Repeat the material below exactly, with no pictures.

++++++++++

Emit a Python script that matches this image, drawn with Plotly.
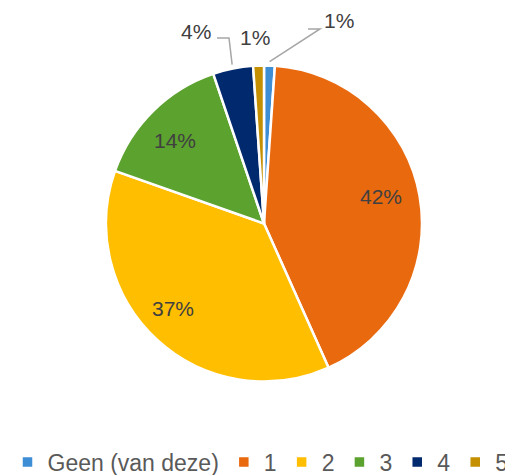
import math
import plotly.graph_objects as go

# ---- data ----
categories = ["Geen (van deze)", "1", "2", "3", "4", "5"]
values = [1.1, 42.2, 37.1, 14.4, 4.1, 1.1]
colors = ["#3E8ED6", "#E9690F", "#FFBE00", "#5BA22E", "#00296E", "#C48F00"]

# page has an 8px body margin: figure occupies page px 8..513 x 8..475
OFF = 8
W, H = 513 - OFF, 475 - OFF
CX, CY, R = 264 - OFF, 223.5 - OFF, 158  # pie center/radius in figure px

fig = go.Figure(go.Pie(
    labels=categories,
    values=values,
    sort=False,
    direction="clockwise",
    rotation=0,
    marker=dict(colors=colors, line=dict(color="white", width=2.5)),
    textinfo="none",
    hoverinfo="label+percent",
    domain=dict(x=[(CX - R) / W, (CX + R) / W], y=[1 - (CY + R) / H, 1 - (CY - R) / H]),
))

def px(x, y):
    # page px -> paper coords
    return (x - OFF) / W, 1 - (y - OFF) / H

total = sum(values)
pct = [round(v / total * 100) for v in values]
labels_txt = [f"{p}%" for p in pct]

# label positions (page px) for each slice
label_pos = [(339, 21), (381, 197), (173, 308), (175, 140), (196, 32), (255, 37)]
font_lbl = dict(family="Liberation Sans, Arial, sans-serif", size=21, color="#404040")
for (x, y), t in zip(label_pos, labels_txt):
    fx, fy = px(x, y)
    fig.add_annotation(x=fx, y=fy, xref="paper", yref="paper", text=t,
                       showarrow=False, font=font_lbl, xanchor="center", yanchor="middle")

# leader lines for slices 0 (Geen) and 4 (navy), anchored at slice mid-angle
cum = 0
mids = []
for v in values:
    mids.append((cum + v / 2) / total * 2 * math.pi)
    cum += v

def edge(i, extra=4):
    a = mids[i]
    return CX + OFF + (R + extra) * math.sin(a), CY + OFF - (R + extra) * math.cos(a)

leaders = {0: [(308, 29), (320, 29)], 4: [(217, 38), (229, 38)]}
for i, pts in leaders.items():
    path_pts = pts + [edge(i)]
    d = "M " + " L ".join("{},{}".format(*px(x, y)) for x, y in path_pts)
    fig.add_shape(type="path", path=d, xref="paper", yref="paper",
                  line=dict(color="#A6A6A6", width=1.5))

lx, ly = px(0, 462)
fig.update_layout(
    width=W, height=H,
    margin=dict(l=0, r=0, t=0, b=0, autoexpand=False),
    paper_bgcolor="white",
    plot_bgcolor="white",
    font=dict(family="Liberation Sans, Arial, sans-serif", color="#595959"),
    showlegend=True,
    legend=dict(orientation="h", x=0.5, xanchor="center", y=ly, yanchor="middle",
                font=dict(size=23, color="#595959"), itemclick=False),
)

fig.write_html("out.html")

++++++++++

### Answer to this task
Emit a Python script that matches this image, drawn with Plotly.
import math
import plotly.graph_objects as go

# ---- data ----
categories = ["Geen (van deze)", "1", "2", "3", "4", "5"]
values = [1.1, 42.2, 37.1, 14.4, 4.1, 1.1]
colors = ["#3E8ED6", "#E9690F", "#FFBE00", "#5BA22E", "#00296E", "#C48F00"]

# page has an 8px body margin: figure occupies page px 8..513 x 8..475
OFF = 8
W, H = 513 - OFF, 475 - OFF
CX, CY, R = 264 - OFF, 223.5 - OFF, 158  # pie center/radius in figure px

fig = go.Figure(go.Pie(
    labels=categories,
    values=values,
    sort=False,
    direction="clockwise",
    rotation=0,
    marker=dict(colors=colors, line=dict(color="white", width=2.5)),
    textinfo="none",
    hoverinfo="label+percent",
    domain=dict(x=[(CX - R) / W, (CX + R) / W], y=[1 - (CY + R) / H, 1 - (CY - R) / H]),
))

def px(x, y):
    # page px -> paper coords
    return (x - OFF) / W, 1 - (y - OFF) / H

total = sum(values)
pct = [round(v / total * 100) for v in values]
labels_txt = [f"{p}%" for p in pct]

# label positions (page px) for each slice
label_pos = [(339, 21), (381, 197), (173, 308), (175, 140), (196, 32), (255, 37)]
font_lbl = dict(family="Liberation Sans, Arial, sans-serif", size=21, color="#404040")
for (x, y), t in zip(label_pos, labels_txt):
    fx, fy = px(x, y)
    fig.add_annotation(x=fx, y=fy, xref="paper", yref="paper", text=t,
                       showarrow=False, font=font_lbl, xanchor="center", yanchor="middle")

# leader lines for slices 0 (Geen) and 4 (navy), anchored at slice mid-angle
cum = 0
mids = []
for v in values:
    mids.append((cum + v / 2) / total * 2 * math.pi)
    cum += v

def edge(i, extra=4):
    a = mids[i]
    return CX + OFF + (R + extra) * math.sin(a), CY + OFF - (R + extra) * math.cos(a)

leaders = {0: [(308, 29), (320, 29)], 4: [(217, 38), (229, 38)]}
for i, pts in leaders.items():
    path_pts = pts + [edge(i)]
    d = "M " + " L ".join("{},{}".format(*px(x, y)) for x, y in path_pts)
    fig.add_shape(type="path", path=d, xref="paper", yref="paper",
                  line=dict(color="#A6A6A6", width=1.5))

lx, ly = px(0, 462)
fig.update_layout(
    width=W, height=H,
    margin=dict(l=0, r=0, t=0, b=0, autoexpand=False),
    paper_bgcolor="white",
    plot_bgcolor="white",
    font=dict(family="Liberation Sans, Arial, sans-serif", color="#595959"),
    showlegend=True,
    legend=dict(orientation="h", x=0.5, xanchor="center", y=ly, yanchor="middle",
                font=dict(size=23, color="#595959"), itemclick=False),
)

fig.write_html("out.html")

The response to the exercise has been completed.